American President’s get elected with a history of sexual assault
Joe Biden was sworn into office as the President of the United States last week. With him, he brings different party policies, values and plans than his predecessor, but he does have one thing in common with Donald Trump: both men have been accused of sexual assault and misconduct.
Regardless of your political affiliation, people should care that our past two Commanders in Chief have also come with the title of ‘accused rapist.’ This isn’t about Democrat or Republican, this is about discussing how sexual predators have found their ways into the highest office in our country with the knowledge that they’re sexual predators being readily available.
Although I wish I didn’t have to say this, it should immediately be assumed that the women who have accused both of these men are being truthful. The New York Times found that the actual statistic for false allegations of rape, factoring in the roughly 90 percent of rapes that go unreported, is only 0.5 percent.
I must mention this because, despite the MeToo movement and a growing social consensus that sexual abusers should be held accountable, many people still feel obligated to defend these men against allegations and delegitimize the accusations made against them. Whether it’s cognitive dissonance or just plain old denial, people seem to think their idols and politicians are incapable of fault.
However, the fault has been well documented. Both Trump and Biden have entire Wikipedia pages devoted to the sexual misconduct allegations made against them.
Beginning with Trump, Business Insider reported that he has been accused by at least 25 women since the 1970s of either rape, assault or harassment. If these numerous allegations weren’t believable enough, Trump’s reputation still managed to stay intact with those who supported him despite his admittance to this type of behavior.
Most remember the recording released by the Washington Post where Trump bragged about being able to do anything to women, about being able to kiss them, or, as he put so delicately, “grab ‘em by the pussy.”
It would be a wonder if Trump managed to keep his job as a mid-level manager at a small company after saying this, let alone still be elected as President after his objectification of women was so widely shared.

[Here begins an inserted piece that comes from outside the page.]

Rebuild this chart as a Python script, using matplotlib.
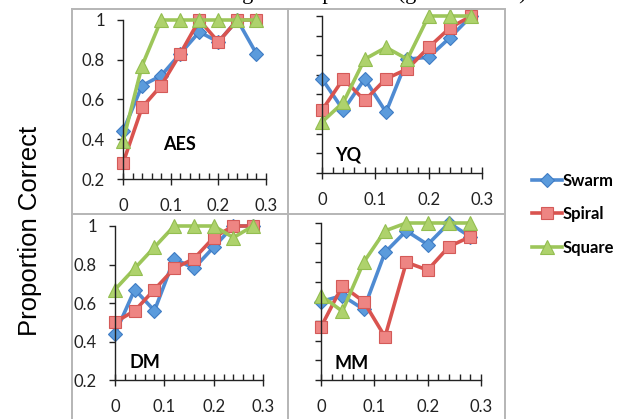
import numpy as np
import matplotlib
matplotlib.use("Agg")
from matplotlib import pyplot as plt
from matplotlib.lines import Line2D
from matplotlib.ticker import MultipleLocator, NullFormatter

# gap sizes on the x axis
gaps = [0, 0.04, 0.08, 0.12, 0.16, 0.2, 0.24, 0.28]
x_ticks = [0, 0.1, 0.2, 0.3]
x_ticklabels = ["0", "0.1", "0.2", "0.3"]
y_ticks = [0.2, 0.4, 0.6, 0.8, 1.0]
y_ticklabels = ["0.2", "0.4", "0.6", "0.8", "1"]

# proportion correct per participant
aes_swarm = [0.44, 0.67, 0.72, 0.83, 0.94, 0.89, 1.0, 0.83]
aes_spiral = [0.28, 0.56, 0.67, 0.83, 1.0, 0.89, 1.0, 1.0]
aes_square = [0.39, 0.77, 1.0, 1.0, 1.0, 1.0, 1.0, 1.0]

yq_swarm = [0.68, 0.52, 0.68, 0.51, 0.78, 0.79, 0.89, 1.0]
yq_spiral = [0.52, 0.68, 0.57, 0.68, 0.73, 0.84, 0.94, 1.0]
yq_square = [0.46, 0.56, 0.78, 0.84, 0.78, 1.0, 1.0, 1.0]

dm_swarm = [0.44, 0.67, 0.56, 0.83, 0.78, 0.89, 1.0, 1.0]
dm_spiral = [0.5, 0.56, 0.67, 0.78, 0.83, 0.94, 1.0, 1.0]
dm_square = [0.67, 0.78, 0.89, 1.0, 1.0, 1.0, 0.94, 1.0]

mm_swarm = [0.6, 0.63, 0.56, 0.85, 0.96, 0.89, 1.0, 0.93]
mm_spiral = [0.47, 0.68, 0.6, 0.42, 0.8, 0.76, 0.88, 0.93]
mm_square = [0.63, 0.55, 0.8, 0.96, 1.0, 1.0, 1.0, 1.0]

names = ["AES", "YQ", "DM", "MM"]
series_names = ["Swarm", "Spiral", "Square"]
panel_data = [
    [aes_swarm, aes_spiral, aes_square],
    [yq_swarm, yq_spiral, yq_square],
    [dm_swarm, dm_spiral, dm_square],
    [mm_swarm, mm_spiral, mm_square],
]

styles = [
    dict(color="#4F8BD2", marker="D", mfc="#5B9BDC", mec="#3F7CC4", ms=7.5),
    dict(color="#D9534F", marker="s", mfc="#EE8583", mec="#D45A58", ms=9),
    dict(color="#9DC65A", marker="^", mfc="#AED26C", mec="#93BE50", ms=9.5),
]

W, H = 628, 419
fig = plt.figure(figsize=(W / 100, H / 100), dpi=100)


def px_box(x0, y_top, x1, y_bot):
    return [x0 / W, 1 - y_bot / H, (x1 - x0) / W, (y_bot - y_top) / H]


# plot area rectangles in pixels (left, top, right, bottom)
boxes = [
    (123, 20, 266, 179),
    (322, 16, 482, 173),
    (115, 226, 263, 380),
    (321, 223, 481, 380),
]
label_pos = [(180, 145), (348, 155), (145, 362), (352, 363)]

tick_font = dict(family="Lato", size=12)
axes = []
for i, (name, data) in enumerate(zip(names, panel_data)):
    ax = fig.add_axes(px_box(*boxes[i]))
    axes.append(ax)
    for vals, st, sname in zip(data, styles, series_names):
        ax.plot(gaps, vals, lw=2.6, label=sname, mew=0.8, clip_on=False, **st)
    ax.set_xlim(0, 0.3)
    ax.set_ylim(0.2, 1.0)
    for s in ["top", "right"]:
        ax.spines[s].set_visible(False)
    for s in ["left", "bottom"]:
        ax.spines[s].set_color("#222222")
        ax.spines[s].set_linewidth(1.0)
    ax.set_xticks(x_ticks)
    ax.set_xticklabels(x_ticklabels, fontdict=tick_font)
    ax.xaxis.set_minor_locator(MultipleLocator(0.02))
    ax.tick_params(axis="x", which="major", direction="inout", length=8,
                   width=1, pad=10, colors="#222222", labelcolor="#222222")
    ax.tick_params(axis="x", which="minor", direction="in", length=4,
                   width=1, colors="#222222")
    if i % 2 == 0:
        ax.set_yticks(y_ticks)
        ax.set_yticklabels(y_ticklabels, fontdict=tick_font)
    else:
        ax.set_yticks(np.round(np.arange(0.2, 1.01, 0.1), 2))
        ax.yaxis.set_major_formatter(NullFormatter())
    ax.tick_params(axis="y", which="major", direction="out", length=4,
                   width=1, pad=9, colors="#222222", labelcolor="#222222")
    ax.patch.set_alpha(0)
    lx, ly = label_pos[i]
    fig.text(lx / W, 1 - ly / H, name, ha="center", va="center",
             fontsize=13, fontweight="bold", family="Lato")

# panel frames
frame = dict(color="#B5B5B5", lw=1.4)
fig.add_artist(Line2D([72 / W, 72 / W], [0, 1 - 9 / H], **frame))
fig.add_artist(Line2D([288 / W, 288 / W], [0, 1 - 9 / H], **frame))
fig.add_artist(Line2D([505 / W, 505 / W], [0, 1 - 10 / H], **frame))
fig.add_artist(Line2D([72 / W, 505 / W], [1 - 9 / H, 1 - 9 / H], **frame))
fig.add_artist(Line2D([72 / W, 505 / W], [1 - 214 / H, 1 - 214 / H], **frame))

fig.text(30 / W, 1 - 231 / H, "Proportion Correct", rotation=90,
         ha="center", va="center", fontsize=18.5, family="Liberation Sans")

# caption above, cut off by the top edge in the source image
fig.text(350 / W, 1 + 1 / H, "Learning curves per trial (grid distance)",
         ha="center", va="baseline", fontsize=16, family="Liberation Serif")

handles, labels = axes[0].get_legend_handles_labels()
fig.legend(handles, labels, loc="upper left", bbox_to_anchor=(525 / W, 1 - 166 / H),
           frameon=False, handlelength=1.8, handletextpad=0.05, labelspacing=1.05,
           borderaxespad=0, prop=dict(family="Lato", weight="bold", size=12))

fig.savefig("out.png", dpi=100)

But this was hardly all. Huffington Post found that Trump had been accused of going into the dressing rooms at the Miss USA and Miss Teen USA pageants in 1997, 2000, 2001 and 2006 to watch the contestants undress. And in an interview with Howard Stern in 2005 he admitted he could get away with things like this because he owned the beauty pageants.
We’re not just talking about a sexual predator, but a vocal and arrogant predator who feels secure enough in his power that he has confidence his misconduct will go unchecked.
In the 2019 book “All the President’s Women: Donald Trump and the Making of a Predator,” another 43 additional allegations of sexual misconduct were made against Trump. If you’re wondering how so many women could make allegations and none of them have resulted in legal action, well several of them did, but for the most part, there is such an unequal balance of power as to make coming forward an impossible battle.
Trump has stated his impenetrability, and in some ways, he’s not wrong. Any woman who wants to take Trump to court has to have serious financial resources at hand. Not to mention an unbelievably strong character, as those who have accused Trump have had their lives threatened or ruined because they had the courage to name their attacker.
Again, I don’t want to focus too much on whether or not these women were attacked, because they were. More, I just think we should all marvel at the fact that a rapist whose wrongdoings have been so publicly documented can still get to be President because that isn’t a dealbreaker for the American people.
For proof, look no further than our current President. The Washington Post reported that Joe Biden was accused by Tara Reade, a former staff member of Biden’s, of sexually assaulting her in Washington D.C. in 1993.
During Biden’s presidential campaign several other women came forward to say that Biden had touched them or acted toward them in a way they considered inappropriate or that made them uncomfortable. Unlike Trump, Biden did not refute the claims of being close with these women, merely he said he would try to give people more space in the future.
Anyone who has grown up in this country has been raised to respect the title of the presidency. We know that the president is meant to be a symbol of democracy, freedom and liberty. However, the act of taking away another person’s bodily autonomy is the antithesis of freedom.
When we elect men with histories of hurting, abusing and harassing women, we tell women and girls all over the country that their voices and rights aren’t as worthwhile. Not to mention what we tell to survivors about what their pain is worth.
It would be bad enough if we just elected these men, but we don’t. We make heroes out of them, we tell our children to model and look up to them, we idolize them to the point of making them God-like.
In this past election, the American voters were really given the choice between two sexual predators. Sure, there were third-party candidates, but we all know better than to expect them to be elected. This means survivors of sexual assault weren’t given the choice not to elect someone who had hurt women in the way they had been hurt.
In the future, we have to make sure the weight of sexual assault is fully felt, especially in who we choose to run this country. There are other candidates, individuals who aren’t sexual predators, and we have to consider why they are not the ones getting elected. If a President is meant to reflect the American people, what does it say about America when our president is an accused rapist?